Warnung vor normalen Steckdosen

Die Netzleistung kann in der Tat ein Knackpunkt sein, sagt der Hauptgeschäftsführer des Fachverbands Elektro- und Informationstechnik Baden-Württemberg, Andreas Bek: „Das fängt oft schon beim Hausverteiler an und damit, dass der Energieversorger da nicht immer genügend Strom liefern kann.“ 80 Prozent der Gebäude, so Bek weiter, hätten schon ohne E-Ladestationen ein Problem, weil es in jedem Haushalt viel mehr elektrische Geräte gebe als früher. Otmar H. Wernicke, Geschäftsführer des Eigentümerverbands Haus und Grund Baden-Württemberg, sieht den Einbau von Wallboxen mit gemischten Gefühlen. Diese seien aber immer noch besser als die Ladung an einer normalen Steckdose, was offensichtlich manche Besitzer der Stromer machten. Denn die Steckdose sei damit überlastet „und schmort schon mal durch“. Eine Einschätzung, die Bek bestätigt. Vielfach scheitere die Sicherheit schon an der Beratung durch die Autohäuser. Denn ein Plug-in-Hybrid brauche zum Laden eine ganz andere Infrastruktur als ein Sportflitzer mit Schnellladung.

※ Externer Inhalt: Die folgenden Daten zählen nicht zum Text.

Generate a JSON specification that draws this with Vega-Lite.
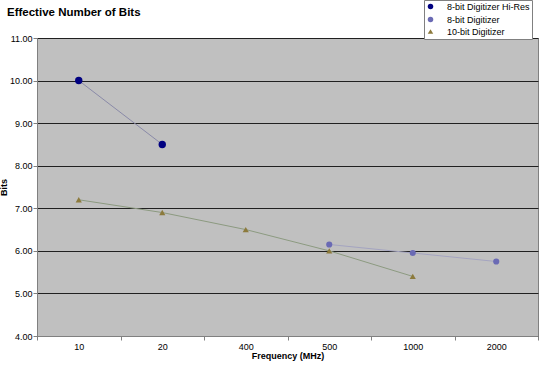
{
  "$schema": "https://vega.github.io/schema/vega-lite/v6.json",
  "autosize": "none",
  "width": 501,
  "height": 298,
  "padding": {"left": 37, "top": 38, "right": 2, "bottom": 30},
  "background": "white",
  "config": {
    "font": "Liberation Sans",
    "view": {"fill": "#c0c0c0", "stroke": "#808080", "strokeWidth": 1}
  },
  "title": {
    "text": "Effective Number of Bits",
    "anchor": "start",
    "frame": "group",
    "fontSize": 11.5,
    "fontWeight": "bold",
    "color": "black",
    "dx": -30,
    "dy": 33,
    "offset": 14
  },
  "data": {
    "values": [
      {"freq": "10", "bits": 10.0, "series": "8-bit Digitizer Hi-Res"},
      {"freq": "20", "bits": 8.5, "series": "8-bit Digitizer Hi-Res"},
      {"freq": "500", "bits": 6.15, "series": "8-bit Digitizer"},
      {"freq": "1000", "bits": 5.95, "series": "8-bit Digitizer"},
      {"freq": "2000", "bits": 5.75, "series": "8-bit Digitizer"},
      {"freq": "10", "bits": 7.2, "series": "10-bit Digitizer"},
      {"freq": "20", "bits": 6.9, "series": "10-bit Digitizer"},
      {"freq": "400", "bits": 6.5, "series": "10-bit Digitizer"},
      {"freq": "500", "bits": 6.0, "series": "10-bit Digitizer"},
      {"freq": "1000", "bits": 5.4, "series": "10-bit Digitizer"}
    ]
  },
  "encoding": {
    "x": {
      "field": "freq",
      "type": "nominal",
      "sort": ["10", "20", "400", "500", "1000", "2000"],
      "scale": {"type": "band", "domain": ["10", "20", "400", "500", "1000", "2000"], "paddingInner": 0, "paddingOuter": 0},
      "bandPosition": 0.5,
      "axis": {
        "title": "Frequency (MHz)",
        "titleFontSize": 9,
        "titleFontWeight": "bold",
        "titleColor": "black",
        "titlePadding": 0,
        "labelAngle": 0,
        "labelFontSize": 9,
        "labelColor": "black",
        "labelPadding": 2,
        "tickBand": "extent",
        "tickColor": "#808080",
        "tickSize": 4,
        "domainColor": "#808080",
        "grid": false
      }
    },
    "y": {
      "field": "bits",
      "type": "quantitative",
      "scale": {"domain": [4, 11], "nice": false, "zero": false},
      "axis": {
        "title": "Bits",
        "titleFontSize": 9,
        "titleFontWeight": "bold",
        "titleColor": "black",
        "titlePadding": 1,
        "values": [4, 5, 6, 7, 8, 9, 10, 11],
        "format": ".2f",
        "labelFontSize": 9,
        "labelColor": "black",
        "labelPadding": 1,
        "tickColor": "#808080",
        "tickSize": 4,
        "domainColor": "#808080",
        "grid": true,
        "gridColor": "#202020",
        "gridWidth": 1,
        "gridOpacity": 1
      }
    }
  },
  "layer": [
    {
      "transform": [{"filter": "datum.series === '8-bit Digitizer Hi-Res'"}],
      "mark": {"type": "line", "strokeWidth": 1, "color": "#8a8aa8"}
    },
    {
      "transform": [{"filter": "datum.series === '8-bit Digitizer'"}],
      "mark": {"type": "line", "strokeWidth": 1, "color": "#a4a4c0"}
    },
    {
      "transform": [{"filter": "datum.series === '10-bit Digitizer'"}],
      "mark": {"type": "line", "strokeWidth": 1, "color": "#8c9a80"}
    },
    {
      "transform": [{"filter": "datum.series === '8-bit Digitizer Hi-Res'"}],
      "mark": {"type": "point", "filled": true, "opacity": 1, "size": 55},
      "encoding": {
        "fill": {"field": "series", "type": "nominal"},
        "shape": {"field": "series", "type": "nominal"}
      }
    },
    {
      "transform": [{"filter": "datum.series !== '8-bit Digitizer Hi-Res'"}],
      "mark": {"type": "point", "filled": true, "opacity": 1, "size": 38},
      "encoding": {
        "fill": {
          "field": "series",
          "type": "nominal",
          "scale": {"domain": ["8-bit Digitizer Hi-Res", "8-bit Digitizer", "10-bit Digitizer"], "range": ["#000080", "#6a6ab4", "#8c7a3c"]},
          "legend": {
            "title": null,
            "orient": "none",
            "legendX": 387,
            "legendY": -38,
            "fillColor": "white",
            "strokeColor": "#808080",
            "padding": 2,
            "labelFontSize": 9,
            "labelColor": "black",
            "symbolSize": 30,
            "rowPadding": 0,
            "labelOffset": 12
          }
        },
        "shape": {
          "field": "series",
          "type": "nominal",
          "scale": {"domain": ["8-bit Digitizer Hi-Res", "8-bit Digitizer", "10-bit Digitizer"], "range": ["circle", "circle", "triangle-up"]},
          "legend": {
            "title": null,
            "orient": "none",
            "legendX": 387,
            "legendY": -38,
            "fillColor": "white",
            "strokeColor": "#808080",
            "padding": 2,
            "labelFontSize": 9,
            "labelColor": "black",
            "symbolSize": 30,
            "rowPadding": 0,
            "labelOffset": 12
          }
        }
      }
    }
  ]
}
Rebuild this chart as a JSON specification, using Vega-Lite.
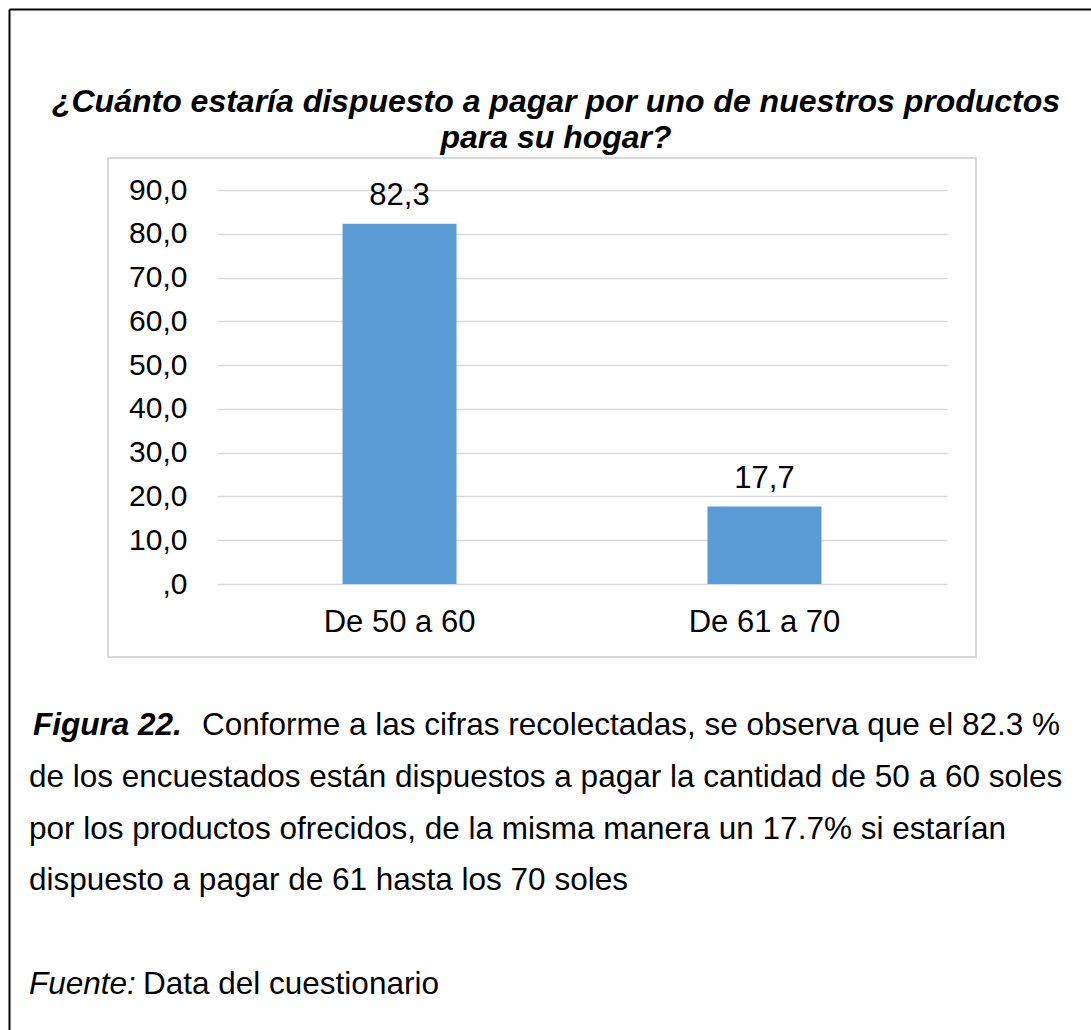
{
  "$schema": "https://vega.github.io/schema/vega-lite/v6.json",
  "width": 868,
  "height": 499,
  "autosize": {"type": "none"},
  "padding": {"left": 108, "top": 158, "right": 115, "bottom": 373},
  "background": "white",
  "config": {
    "font": "Liberation Sans",
    "view": {"stroke": "#d9d9d9", "strokeWidth": 2},
    "locale": {"number": {"decimal": ",", "thousands": ".", "grouping": [3], "currency": ["", " S/"]}}
  },
  "title": {
    "text": ["¿Cuánto estaría dispuesto a pagar por uno de nuestros productos", "para su hogar?"],
    "font": "Liberation Sans",
    "fontSize": 32,
    "fontWeight": "bold",
    "fontStyle": "italic",
    "color": "black",
    "anchor": "middle",
    "frame": "group",
    "lineHeight": 36,
    "dx": 14,
    "offset": -146
  },
  "layer": [
    {
      "data": {"values": [
        {"rango": "De 50 a 60", "porcentaje": 82.3},
        {"rango": "De 61 a 70", "porcentaje": 17.7}
      ]},
      "encoding": {
        "x": {
          "field": "rango", "type": "nominal", "sort": null,
          "scale": {"range": [109, 839], "paddingInner": 0.6877, "paddingOuter": 0.344},
          "axis": {"orient": "bottom", "offset": -73, "domain": false, "ticks": false, "labelAngle": 0,
                   "labelFontSize": 31, "labelColor": "black", "labelPadding": 23, "title": null, "grid": false}
        },
        "y": {
          "field": "porcentaje", "type": "quantitative",
          "scale": {"domain": [-16.67, 97.31], "nice": false, "zero": false},
          "axis": {"orient": "left", "offset": -109, "values": [0, 10, 20, 30, 40, 50, 60, 70, 80, 90],
                   "format": ".1f", "labelExpr": "datum.value == 0 ? ',0' : replace(datum.label, '.', ',')",
                   "domain": false, "ticks": false, "labelFontSize": 30, "labelColor": "black", "labelPadding": 30,
                   "grid": true, "gridColor": "#d9d9d9", "gridWidth": 1.5, "title": null}
        }
      },
      "layer": [
        {"mark": {"type": "bar", "color": "#5b9bd5"}, "encoding": {"y2": {"datum": 0}}},
        {"mark": {"type": "text", "fontSize": 31, "color": "black", "baseline": "alphabetic", "dy": -19},
         "encoding": {"text": {"field": "porcentaje", "type": "quantitative", "format": ".1f"}}}
      ]
    },
    {
      "data": {"values": [
        {"linea": 1, "parte": "figura", "texto": "Figura 22."},
        {"linea": 1, "parte": "inicio", "texto": "Conforme a las cifras recolectadas, se observa que el 82.3 %"},
        {"linea": 2, "parte": "cuerpo", "texto": "de los encuestados están dispuestos a pagar la cantidad de 50 a 60 soles"},
        {"linea": 3, "parte": "cuerpo", "texto": "por los productos ofrecidos, de la misma manera un 17.7% si estarían"},
        {"linea": 4, "parte": "cuerpo", "texto": "dispuesto a pagar de 61 hasta los 70 soles"},
        {"linea": 6, "parte": "fuente", "texto": "Fuente:"},
        {"linea": 6, "parte": "fuente_resto", "texto": "Data del cuestionario"}
      ]},
      "encoding": {
        "x": {
          "datum": 0, "type": "quantitative",
          "scale": {"domain": [-20, 1062], "range": [-99, 983], "nice": false, "zero": false},
          "axis": {"orient": "top", "offset": 149, "domainColor": "black", "domainWidth": 2,
                   "labels": false, "ticks": false, "grid": false, "title": null}
        },
        "y": {
          "field": "linea", "type": "quantitative",
          "scale": {"domain": [-13.0154, 6.8495], "range": [-149, 880], "nice": false, "zero": false},
          "axis": {"orient": "left", "offset": 99, "domainColor": "black", "domainWidth": 2,
                   "labels": false, "ticks": false, "grid": false, "title": null}
        },
        "text": {"field": "texto", "type": "nominal"}
      },
      "layer": [
        {"transform": [{"filter": "datum.parte == 'figura'"}],
         "mark": {"type": "text", "align": "left", "baseline": "alphabetic", "fontSize": 31.5, "fontWeight": "bold", "fontStyle": "italic", "color": "black", "dx": 4}},
        {"transform": [{"filter": "datum.parte == 'inicio'"}],
         "mark": {"type": "text", "align": "left", "baseline": "alphabetic", "fontSize": 31.5, "color": "black", "dx": 173}},
        {"transform": [{"filter": "datum.parte == 'cuerpo'"}],
         "mark": {"type": "text", "align": "left", "baseline": "alphabetic", "fontSize": 31.5, "color": "black"}},
        {"transform": [{"filter": "datum.parte == 'fuente'"}],
         "mark": {"type": "text", "align": "left", "baseline": "alphabetic", "fontSize": 31.5, "fontStyle": "italic", "color": "black"}},
        {"transform": [{"filter": "datum.parte == 'fuente_resto'"}],
         "mark": {"type": "text", "align": "left", "baseline": "alphabetic", "fontSize": 31.5, "color": "black", "dx": 114}}
      ]
    }
  ],
  "resolve": {
    "scale": {"x": "independent", "y": "independent"},
    "axis": {"x": "independent", "y": "independent"}
  }
}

Politik sieht keinen Handlungsbedarf

Die Politik hält sich raus. Auf die Frage, ob sich das Bundesjustizministerium beim Recht auf eine E-Ladestation eigentlich auch Gedanken über die Möglichkeit eines Brandes in einer Tiefgarage gemacht habe, teilte ein Sprecher mit, das sei Bauordnungsrecht und damit Sache der Länder. Doch auch das für Baden-Württemberg zuständige Ministerium für Landesentwicklung und Wohnen sieht keinen Handlungsbedarf. Das Schutzniveau bei Garagen sei ausreichend, Brände ohne Beteiligung von E-Fahrzeugen seien beherrschbar gewesen. Dies sei auch für E-Fahrzeuge zu erwarten, erklärte ein Sprecher. Es gebe deshalb keine Überlegungen, die Garagenverordnung zu ändern.

E-Autos und Brände

Statistik
Pro Jahr brennen in Deutschland rund 15 000 Fahrzeuge ab. Die Ursachen können von Verkehrsunfällen über schadhafte Kabel bis zu überhitzten Bremsen reichen. Der Anteil elektrisch betriebener Fahrzeuge lag 2021 bei deutlich unter einem Prozent, was etwa ihrem Gesamtanteil an den zugelassenen Fahrzeugen entspricht. Andere Statistiken sprechen sogar von einem geringeren Brandrisiko der Stromer.

Ladesäulen
Auch Ladesäulen bergen ein gewisses Gefahrenpotenzial. Ursachen können Vandalismus, ein Kabelbrand oder ein anderer technischer Defekt sein.